A few of the entries - mine is in the box 
Very disappointed with how it turned out - the shine had completely gone - and I'd given it several coats of sugar glaze

These were the cakes that were sampled - the rest - 20 or so - remained on the shelf.  The actual winner (we found out later when it was too late to take a proper photo!:( ) is the one right at the back - decorated with what looked like mango skins. 


The rest of these pics are of the cakes that were left on the shelf



Eric Lanlard was the judge of the cake competition (more of him later). He told us that, to him, appearance is 50% of the taste. This is obviously very subjective - witness the cakes Eric chose on the day and those he left behind. I can well see why mine didn't get through, but I'm less sure about some of the others.

The first demonstration was at 11.00, so we had a quick look around. We soon found ourselves in 'Chocolate Alley' - every stall seemed to be flogging chocolate - and none of it was cheap. However, the samples were very acceptable, and there was quite a few Vegan chocolates for me to try. I found one chilli chocolate which was vegan, Fairtrade and very, very spicy, so it ticked all my boxes. My daughter bought me a large bar of this - which I won't see for 3 weeks, since I'm to get it for Christmas!

We strolled back for the Gary Rhodes demo and were - well, quite disappointed. In his introduction he was billed as 'The man who's originality and flair changed the face of English cooking' since his appearance on TV in 1987. Well, he showed nothing of this when he demonstrated - how to make a bread and butter pudding! The only difference that I could see between his B&B and my mother's was that he used egg yolks for the custard - and creme bruleed the top.

There was no space for questions, otherwise I would have asked him why he used bog-standard white sliced bread instead of some well-crafted bread??

Complete waste of 30 minutes, IMO!

In contrast, the patisserie chef, Eric Lanlard, was well worth his spot. He made a traditional French Yule log, with a plain sponge and a sweet chestnut spread for a filling. He took a couple of slices off the rolled up sponge and placed them on top to represent branches that had been sawn off. He then coated the sponge with melted chocolate, telling us as he did so that the chocolate should be about 60% cocoa. Chocolate at 70% or more just doesn't have the right balance between sugar and cocoa, in his book.

He was very entertaining and informative - when he was sieving the flour he said there was no need to hold the sieve up high "It won't make your cake rise any higher - sorry, Delia!" He was very insistent about the need for an oven thermometer if there was any doubt about your oven. He said that in his kitchen there were 6 identical ovens - all with different readings!

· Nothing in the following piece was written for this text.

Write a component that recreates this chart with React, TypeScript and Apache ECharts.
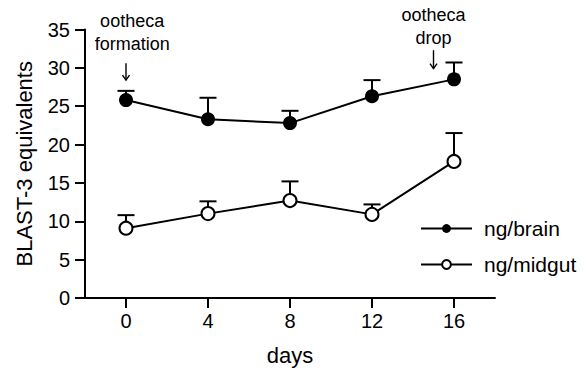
import React, { useEffect, useRef } from "react";
import * as echarts from "echarts";

const days = [0, 4, 8, 12, 16];
const brain = [25.8, 23.3, 22.8, 26.3, 28.5];
const brainSem = [1.2, 2.8, 1.6, 2.1, 2.2];
const midgut = [9.1, 11.0, 12.7, 10.9, 17.8];
const midgutSem = [1.7, 1.6, 2.5, 1.3, 3.7];
const xTicks = [0, 4, 8, 12, 16];
const seriesNames = ["ng/brain", "ng/midgut"];

const annotations = [
  { text: "ootheca\nformation", textDay: 0.3, textValue: 34.6, arrowDay: 0, arrowTop: 30.6, arrowTip: 28.4 },
  { text: "ootheca\ndrop", textDay: 15, textValue: 35.4, arrowDay: 15, arrowTop: 32.3, arrowTip: 29.9 },
];

const FONT = "'Liberation Sans', Arial, Helvetica, sans-serif";

const errorRender = (params: any, api: any) => {
  const x = api.value(0);
  const y = api.value(1);
  const top = api.value(2);
  const p = api.coord([x, y]);
  const t = api.coord([x, top]);
  const hw = 8.5;
  return {
    type: "group",
    children: [
      { type: "line", shape: { x1: p[0], y1: p[1], x2: t[0], y2: t[1] }, style: { stroke: "#000", lineWidth: 2 } },
      { type: "line", shape: { x1: t[0] - hw, y1: t[1], x2: t[0] + hw, y2: t[1] }, style: { stroke: "#000", lineWidth: 2 } },
    ],
  };
};

export default function App() {
  const ref = useRef<HTMLDivElement>(null);
  useEffect(() => {
    if (!ref.current) return;
    const chart = echarts.init(ref.current, null, { renderer: "svg" });
    const axisLine = { show: true, onZero: false, lineStyle: { color: "#000", width: 2 } };
    chart.setOption({
      animation: false,
      backgroundColor: "#fff",
      grid: { left: 85, right: 92, top: 29.5, bottom: 72 },
      legend: {
        data: seriesNames,
        orient: "vertical",
        left: 420,
        top: 218,
        itemWidth: 51,
        itemHeight: 11,
        itemGap: 15,
        padding: 0,
        textStyle: { fontSize: 21, fontFamily: FONT, color: "#000", padding: [0, 0, 0, 7] },
      },
      xAxis: {
        type: "value",
        min: -2,
        max: 18,
        name: "days",
        nameLocation: "middle",
        nameGap: 46,
        nameTextStyle: { fontSize: 22, fontFamily: FONT, color: "#000" },
        axisLine,
        axisTick: { show: true, customValues: xTicks, length: 10, inside: false, lineStyle: { color: "#000", width: 2 } },
        axisLabel: { customValues: xTicks, fontSize: 20, fontFamily: FONT, color: "#000", margin: 13 },
        splitLine: { show: false },
      },
      yAxis: {
        type: "value",
        min: 0,
        max: 35,
        interval: 5,
        name: "BLAST-3 equivalents",
        nameLocation: "middle",
        nameGap: 50,
        nameTextStyle: { fontSize: 22, fontFamily: FONT, color: "#000" },
        axisLine,
        axisTick: { show: true, length: 10, inside: false, lineStyle: { color: "#000", width: 2 } },
        axisLabel: { fontSize: 20, fontFamily: FONT, color: "#000", margin: 15 },
        splitLine: { show: false },
      },
      series: [
        {
          type: "custom",
          name: "brainErr",
          renderItem: errorRender,
          data: days.map((d, i) => [d, brain[i], brain[i] + brainSem[i]]),
          encode: { x: 0, y: [1, 2] },
          z: 1,
        },
        {
          type: "custom",
          name: "midgutErr",
          renderItem: errorRender,
          data: days.map((d, i) => [d, midgut[i], midgut[i] + midgutSem[i]]),
          encode: { x: 0, y: [1, 2] },
          z: 1,
        },
        {
          type: "line",
          name: seriesNames[0],
          data: days.map((d, i) => [d, brain[i]]),
          symbol: "circle",
          symbolSize: 14,
          lineStyle: { color: "#000", width: 2 },
          itemStyle: { color: "#000", borderColor: "#000", borderWidth: 0 },
          z: 3,
        },
        {
          type: "line",
          name: seriesNames[1],
          data: days.map((d, i) => [d, midgut[i]]),
          symbol: "circle",
          symbolSize: 13,
          lineStyle: { color: "#000", width: 2 },
          itemStyle: { color: "#fff", borderColor: "#000", borderWidth: 2 },
          z: 3,
        },
      ],
    });

    const graphics: any[] = [];
    annotations.forEach((a) => {
      const tp = chart.convertToPixel({ gridIndex: 0 }, [a.textDay, a.textValue]) as number[];
      const top = chart.convertToPixel({ gridIndex: 0 }, [a.arrowDay, a.arrowTop]) as number[];
      const tip = chart.convertToPixel({ gridIndex: 0 }, [a.arrowDay, a.arrowTip]) as number[];
      graphics.push({
        type: "text",
        x: tp[0],
        y: tp[1],
        style: {
          text: a.text,
          font: `18px ${FONT}`,
          fill: "#000",
          align: "center",
          verticalAlign: "middle",
          lineHeight: 23,
        },
      });
      graphics.push({
        type: "line",
        shape: { x1: top[0], y1: top[1], x2: tip[0], y2: tip[1] },
        style: { stroke: "#000", lineWidth: 1.4 },
      });
      graphics.push({
        type: "polyline",
        shape: { points: [[tip[0] - 3.5, tip[1] - 5], [tip[0], tip[1]], [tip[0] + 3.5, tip[1] - 5]] },
        style: { stroke: "#000", lineWidth: 1.4, fill: "none" },
      });
    });
    chart.setOption({ graphic: graphics });

    return () => chart.dispose();
  }, []);
  return (
    <div
      ref={ref}
      style={{ position: "fixed", top: 0, left: 0, width: 587, height: 371, background: "#fff" }}
    />
  );
}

He also dismissed an old maxim about never opening the oven whilst the cake was inside, telling us that modern-day ovens hold their heat very well and your cake won't suffer.

This was something I'd suspected since I began my cake-making career. I use the oven to make bread at the same time as I'm making cakes - I'm in and out of the oven all the time - and the cakes have never sunk.

To finish off the cake Eric tarted it up with glitter for snow and managed to get a couple of (Easter?) eggs on there as well. It was an excellent demo from an entertaining, knowledgeable chef who came across as a lovely guy. Quite the opposite from the demo above!

He over-ran by a good fifteen minutes - much to the displeasure of the warm-up guy.

Between these shows we had a good wander round - my daughter tasted most things - I was sort of confined to tasting olive oil with bread (I assumed the bread was vegan), wines, rum (I had a good shot of this!) and chocolate!

However, the best stall for me was selling Creole Soda Bread which were more like cakes, really, they were simply gorgeous. I had to have one, so I bought a chocolate loaf - £4, but it was worth it! 

The stallholder told us that they used fruit juice instead of buttermilk and that this was traditional in parts of the Caribbean and the Southern US. I've not been able to find any recipes on line, but I shall have a go anyway - soon.

For lunch we found ''Damas for food' which was selling Damascan food. We each had a bread wrap containing roasted veg and falafels covered with a sesame sauce. Absolutely divine! I'd have liked another one - but I was full up!

Around 3, after the Eric Lanlard demo, we called it a day. I doubt we'd seen everything, but we'd seen enough. Before we left we found Emma some stuff from a cup cake stall which she'd been after, so she was happy. We'd had a great day and returned home tired but content - nibbling on the succulent loaf of 'bread' from Global Fusion!